There are no two ways about it: we’re on the verge of an autonomous revolution, with traditional vehicle manufacturers and disruptive tech businesses turning self-driving cars into a reality. Just last month, a self-driving van was unveiled at Wired 2016, alongside the prediction that such vehicles could be on the road as soon as next year.
Much as the technology behind autonomy may be in the final stages of production in some cases, the industry as a whole has a long way to go to deliver on customer expectation. As with any new product, consumers will embrace the initial wow factor, but this will be followed quickly by apathy if automotive businesses don’t offer users the truly seamless experience found in other industries, such as retail.
The retail sector is a perfect example of the change of attitude and approach towards personalising customer experience. The gap between the online and in-store channels is rapidly shrinking, with retailers utilising big data to tailor the shopping experience for each and every customer.
So where’s the gap
As the number of vehicles connected to the internet increases, so does the amount of data generated by automotive businesses. The industry now has the tools at its fingertips to create a personalised customer experience, but right now many businesses are failing to do so. Currently, if a customer buys a car at the showroom and drives it away, this is often the last contact they will have with the dealer until a malfunction occurs or the service is due. This lack of customer relationship management is missing a trick in terms of nurturing brand loyalty.
Automotive businesses must close the gap between the company and the consumer to stop potential customers falling through the cracks. Like in the retail industry, the journey doesn’t end once a product has been purchased. Take Amazon for example; if someone buys the first book or movie in a trilogy, after an appropriate amount of time they will receive a personalised email including purchasing details for the other two installments. This may include personalised discount offers to increase the likelihood of more orders being placed.
Christmas jumpers are another good example. If a consumer buys a Christmas jumper at the start of December every year, Amazon will utilise this data and share exclusive offers on similar products towards the end of November the following year to continue the trend. It’s a win-win situation - retail businesses increase brand loyalty through data analytics while the shopping experience is simplified for the consumer.

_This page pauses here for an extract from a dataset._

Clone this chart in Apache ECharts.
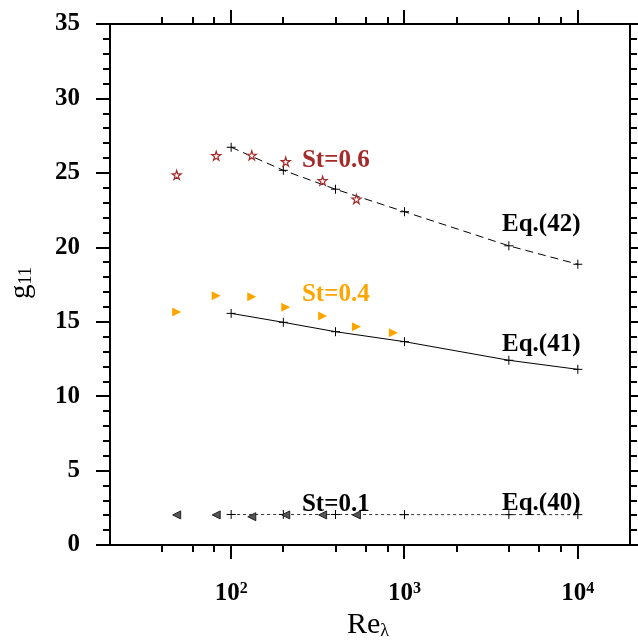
<!DOCTYPE html>
<html>
<head>
<meta charset="utf-8">
<script src="https://cdn.jsdelivr.net/npm/echarts@6/dist/echarts.min.js"></script>
<style>
  html, body { margin: 0; padding: 0; background: #fff; }
  #chart { width: 638px; height: 644px; }
</style>
</head>
<body>
<div id="chart"></div>
<script>
// Reynolds numbers of the simulation runs
const reSim = [48.5, 82, 131.5, 206.5, 337, 528, 863];
// g11 from the simulations, one array per Stokes number
const g11St06 = [24.86, 26.15, 26.18, 25.75, 24.47, 23.24];
const g11St04 = [15.65, 16.75, 16.68, 15.97, 15.38, 14.67, 14.26];
const g11St01 = [2.02, 2.02, 1.9, 2.02, 2.02, 2.02];

// Model predictions, Eq.(40)-(42)
const reModel = [100, 200, 400, 1000, 4000, 10000];
const g11Eq42 = [26.72, 25.17, 23.9, 22.39, 20.1, 18.86];
const g11Eq41 = [15.56, 14.96, 14.33, 13.66, 12.41, 11.80];
const g11Eq40 = [2.05, 2.05, 2.05, 2.04, 2.04, 2.04];

// Log-axis tick values
const xMajorTicks = [100, 1000, 10000];
const xMinorTicks = [40, 60, 80, 200, 400, 600, 800, 2000, 4000, 6000, 8000];

// Text annotations anchored in data coordinates (left edge, vertical middle)
const noteText = ['St=0.6', 'St=0.4', 'St=0.1', 'Eq.(42)', 'Eq.(41)', 'Eq.(40)'];
const noteRe   = [256, 256, 256, 3652, 3652, 3652];
const noteG    = [25.8, 16.8, 2.7, 21.5, 13.45, 2.77];
const noteColor = ['#A52A2A', '#FFA500', '#000', '#000', '#000', '#000'];

const zip = (xs, ys) => ys.map((y, i) => [xs[i], y]);

const SERIF = '"Liberation Serif", "Times New Roman", serif';
const STAR = 'path://M50,0 L61,35 L98,35 L68,57 L79,91 L50,70 L21,91 L32,57 L2,35 L39,35 Z';
const PLUS = 'path://M0,5 L10,5 M5,0 L5,10';

const chart = echarts.init(document.getElementById('chart'), null, { renderer: 'canvas' });

const xTickData = xMajorTicks.map(v => [v, 1]).concat(xMinorTicks.map(v => [v, 0]));

const plusItem = { color: 'rgba(0,0,0,0)', borderColor: '#000', borderWidth: 1, opacity: 1 };

chart.setOption({
  animation: false,
  backgroundColor: '#fff',
  grid: { left: 110, right: 8, top: 24, bottom: 99, show: true, borderColor: '#000', borderWidth: 2, backgroundColor: 'transparent' },
  xAxis: {
    type: 'log', logBase: 10, min: 20, max: 20000,
    axisLine: { show: true, lineStyle: { color: '#000', width: 2 } },
    axisTick: { show: false },
    splitLine: { show: false },
    axisLabel: {
      margin: 36,
      formatter: function (v) {
        const e = Math.log10(v);
        if (Math.abs(e - Math.round(e)) > 1e-6) return '';
        return '{b|10}{s|' + Math.round(e) + '}';
      },
      rich: {
        b: { fontFamily: SERIF, fontWeight: 'bold', fontSize: 25, lineHeight: 25, color: '#000' },
        s: { fontFamily: SERIF, fontWeight: 'bold', fontSize: 16, lineHeight: 16, verticalAlign: 'top', color: '#000' }
      }
    }
  },
  yAxis: [{
    type: 'value', min: 0, max: 35, interval: 5,
    axisLine: { show: true, lineStyle: { color: '#000', width: 2 } },
    axisTick: { show: true, inside: false, length: 14, lineStyle: { color: '#000', width: 2 } },
    minorTick: { show: true, splitNumber: 5, length: 7, lineStyle: { color: '#000', width: 2 } },
    splitLine: { show: false },
    axisLabel: { margin: 30, fontFamily: SERIF, fontWeight: 'bold', fontSize: 25, color: '#000' }
  }, {
    type: 'value', min: 0, max: 35, interval: 5, position: 'right',
    axisLine: { show: true, lineStyle: { color: '#000', width: 2 } },
    axisTick: { show: true, inside: false, length: 14, lineStyle: { color: '#000', width: 2 } },
    minorTick: { show: true, splitNumber: 5, length: 7, lineStyle: { color: '#000', width: 2 } },
    splitLine: { show: false },
    axisLabel: { show: false }
  }],
  graphic: [{
    type: 'text', x: 21, y: 283, rotation: Math.PI / 2,
    style: {
      text: 'g{s|11}', align: 'center', verticalAlign: 'middle',
      fontFamily: SERIF, fontSize: 29, fill: '#000',
      rich: { s: { fontFamily: SERIF, fontSize: 18, verticalAlign: 'bottom', fill: '#000' } }
    }
  }, {
    type: 'text', x: 368, y: 625,
    style: {
      text: 'Re{s|λ}', align: 'center', verticalAlign: 'middle',
      fontFamily: SERIF, fontSize: 30, fill: '#000',
      rich: { s: { fontFamily: SERIF, fontSize: 18, verticalAlign: 'bottom', fill: '#000' } }
    }
  }],
  series: [
    {
      // log-axis tick marks on the bottom and top edges
      type: 'custom', clip: false, silent: true, z: 10,
      data: xTickData,
      renderItem: function (params, api) {
        const v = api.value(0);
        const len = api.value(1) ? 14 : 7;
        const pb = api.coord([v, 0]);
        const pt = api.coord([v, 35]);
        const x = Math.round(pb[0]);
        return {
          type: 'group',
          children: [
            { type: 'line', shape: { x1: x, y1: pb[1], x2: x, y2: pb[1] + len }, style: { stroke: '#000', lineWidth: 2 } },
            { type: 'line', shape: { x1: x, y1: pt[1], x2: x, y2: pt[1] - len }, style: { stroke: '#000', lineWidth: 2 } }
          ]
        };
      }
    },
    {
      name: 'Eq.(42)', type: 'line', data: zip(reModel, g11Eq42),
      symbol: PLUS, symbolSize: 9, showAllSymbol: true,
      lineStyle: { color: '#000', width: 1, type: [8, 5] }, itemStyle: plusItem, z: 3
    },
    {
      name: 'Eq.(41)', type: 'line', data: zip(reModel, g11Eq41),
      symbol: PLUS, symbolSize: 9, showAllSymbol: true,
      lineStyle: { color: '#000', width: 1 }, itemStyle: plusItem, z: 3
    },
    {
      name: 'Eq.(40)', type: 'line', data: zip(reModel, g11Eq40),
      symbol: PLUS, symbolSize: 9, showAllSymbol: true,
      lineStyle: { color: '#333', width: 1, type: [3, 3] }, itemStyle: plusItem, z: 3
    },
    {
      name: 'St=0.6', type: 'scatter', data: zip(reSim, g11St06),
      symbol: STAR, symbolSize: 9,
      itemStyle: { color: '#fff', borderColor: '#A52A2A', borderWidth: 1.2, opacity: 1 }, z: 4
    },
    {
      name: 'St=0.4', type: 'scatter', data: zip(reSim, g11St04),
      symbol: 'triangle', symbolSize: 9, symbolRotate: -90,
      itemStyle: { color: '#FFA500', opacity: 1 }, z: 4
    },
    {
      name: 'St=0.1', type: 'scatter', data: zip(reSim, g11St01),
      symbol: 'triangle', symbolSize: 8, symbolRotate: 90,
      itemStyle: { color: '#555', borderColor: '#222', borderWidth: 1, opacity: 1 }, z: 4
    },
    {
      name: 'notes', type: 'scatter', silent: true, symbolSize: 0, z: 5,
      itemStyle: { opacity: 1 },
      data: noteText.map((t, i) => ({
        value: [noteRe[i], noteG[i]],
        label: {
          show: true, position: 'right', distance: 0, formatter: t,
          fontFamily: SERIF, fontWeight: 'bold', fontSize: 25, color: noteColor[i]
        }
      }))
    }
  ]
});
</script>
</body>
</html>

It is surprising so few automotive businesses aren’t following suit, especially when you consider a functioning car is a necessity for most and the scope for issues is vast due to the complexity of the technology at play.
Personalise or fail
Just think what could be achieved if the data created by cars currently on the road were used to its full potential. Information on fuel consumption could be utilised to send tailored offers when drivers are running low and approaching a garage. If drivers are speeding, a notification to their personal device once the journey ends could warn them of the dangers and ramifications of dangerous driving. Data could even be used to prolong the lifecycle of the vehicle; telling the driver when an issue is likely to occur by utilising data on other drivers in the same model. A garage could then contact the consumer and arrange a convenient time for the car to be taken in to prevent the problem, rather than having to pay through the nose and suffer the inconvenience once the worst happens.
So how is this achievable? Many automotive businesses don’t yet have the expertise in-house to create a fully personalised customer experience, but outsourcing will allow experts to both simplify data analytics and build systems which close the gap between the company and the consumer. Once this happens, automotive businesses will be able to offer a truly engaging and empowering customer journey and thus differentiate against their competitors in many more exciting ways than simply price. Being able to connect with the consumer and provoke a real brand loyalty will, for these businesses, surely be the holy grail.